Like every Fantasy League, this one has already caused major upheavals within the first week. But here are tips and trivia that may help you navigate Week Two. Or perhaps they won’t. But they’ll help you navigate through this column at least.
- AB de Villiers is part of about 65% of the several hundreds of thousands of teams that have already registered in the league. With new entrants growing by the minute, and nobody keen to leave the most versatile player in the world out, that number could nudge further northwards. More significantly, it renders the first bit of valuable last-minute advice this column wanted to impart to users moot. Namely, “Pick AB de Villiers”. He’s had two middling knocks so far. One shudders to think what is lined up for when ball meets the great expanse of middle that his bat is and he manages to not get caught on the boundary by a leaping fieldsman or run out.
- If you were asked to take blind guesses on who the most popular players in Fantasy League teams from each country were before the World Cup began, you could be in for some surprises. Steve Smith pipped Mitchell Johnson in Australia, Lasith Malinga edged out Kumar Sangakkara in Sri Lanka, Virat Kohli was the man chosen ahead of MS Dhoni in India. These were joined by the men who remain strong favourites in each of their country’s teams, such as Shakib Al Hasan and Chris Gayle. Some of the pre-tournament favourites have repaid their fans’ Fantasy League dollars. Some are yet to do so. Most interesting for the savvy Fantasy League player are the dark horses who have made deep inroads.
- Tim Southee. Tim Southee. Tim Southee. If you didn’t have him when he was ripping through England with 7 for 33, you might have contemplated handing your pail in, cashing in your credit (in terms of self-respect, because Fantasy League won’t actually let you cash in your credits), and calling it a day. Unfortunately for me, I was among those who opted for the combined talents of Trent Boult and Corey Anderson over Southee. No bad thing ordinarily, but terrible on the day. I didn’t have to send in my resignation from Fantasy League letter luckily, because Brendon McCullum threw me a lifeline when I was going over the points’ cliff. I have always admired Baz, but seldom have I been a bigger fan of him than I was that day: 77 (off 25) of the most beautiful runs that kept me in the Fantasy League race.
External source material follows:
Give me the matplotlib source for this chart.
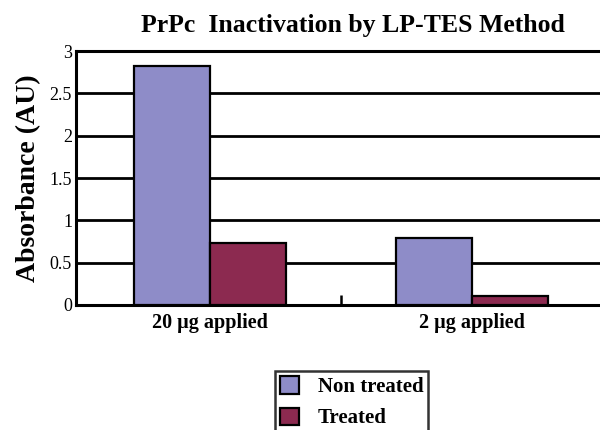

- Andre Russell. He’s a hero straight out of Gotham. Nobody saw him coming - he didn’t go bang-bang the way Southee and McCullum had at the top, but out of nowhere, he scored a big chunk of Fantasy League points. He came in with 17 balls left, was the first-change bowler after Jerome Taylor and Jason Holder had ripped through the top order, but still scored big in batting and bowling. For those fortunate enough to have made him their Power Player – cough, nudge, wink (yes, I did) – the metaphorical clinking of points was sweeter than the timing Russell achieved on some of his sixes.
- Shikhar Dhawan and Moeen Ali.The tattooed superstar and the man whose strokes flowed as elegantly as his beard. I had neither one in my team. A few unshed tears were wiped away, and the smile Russell had wrought evaporated. In a word – learn from errors. Dhawan had shown good form against Pakistan. Moeen has all-round skills and was always likely to hit it out of the park when confronted with a relatively more benign surface and bowling attack.
- If you are playing catch-up in your inter-office private league after a rocky start, worry not. The Fantasy League is a marathon not a sprint. That is important to bear in mind for those who use up all their substitutions in a tearing hurry. Sure, that will get you to the top – but it won’t keep you there. Your private league standings can start a steady climb if you plan well, aided by breaks such as the ones Southee, McCullum or Russell provide – where you don’t overdo your substitutions and pick players who are likely to do well, you will end up with a few matches of bonanza points. The private and public leagues are popular, and for good reason. It’s a competition within a competition, and it’s made up of friends and acquaintances, which doubles the fun element.
- If you must be spendthrift with your substitutions, go the whole hog in the ICC Fantasy Leagues ‘Match Mode’ – where each day is a fresh start and each competition lasts for that day itself. The ‘Tournament Mode’ requires long-term thinking, but you can go slam-bang in the ‘Match Mode’, packing your team with the stars of the day. It’s like being given the opportunity to earn bonus points via a Super Over even as a Test match is on.
- If you’ve fallen behind in the early Fantasy League running, you may be ruminating on management-speak such as ‘early-mover advantage’. Worry not though, because this particular Fantasy League is unlike any other. The league stage has been split in two and with the first one ending in February, you have a chance to get back in the game after the India v UAE match on February 28. In that short window between the last match of February and the first one of March – England v Sri Lanka – you have infinite substitutions and can reform your team, this time with the added advantage of having watched two weeks of the tournament and a fair idea of who is in form and who isn’t. This is a vital inflexion point in the Fantasy League – miss it and you’ll be wishing you had a time machine.
Team meetings before a big match are generally kept short, because a) players don’t need to expend mental energy more than necessary before the big day and b) a long meeting would mean the coach and captain need to bring in snooze buttons with them.
In the fitness of things then, it’s time to wrap this up and wish every participant a Man of the Match for their Power Player, a strike-rate of 200 for their batsmen, and a couple of five-wicket hauls for their bowlers. It’s mathematically impossible of course to have this come true for every team, which is why it remains a wish. To turn it into your reality, get cracking with your Fantasy teams – and remember: Don’t miss that March beginning deadline.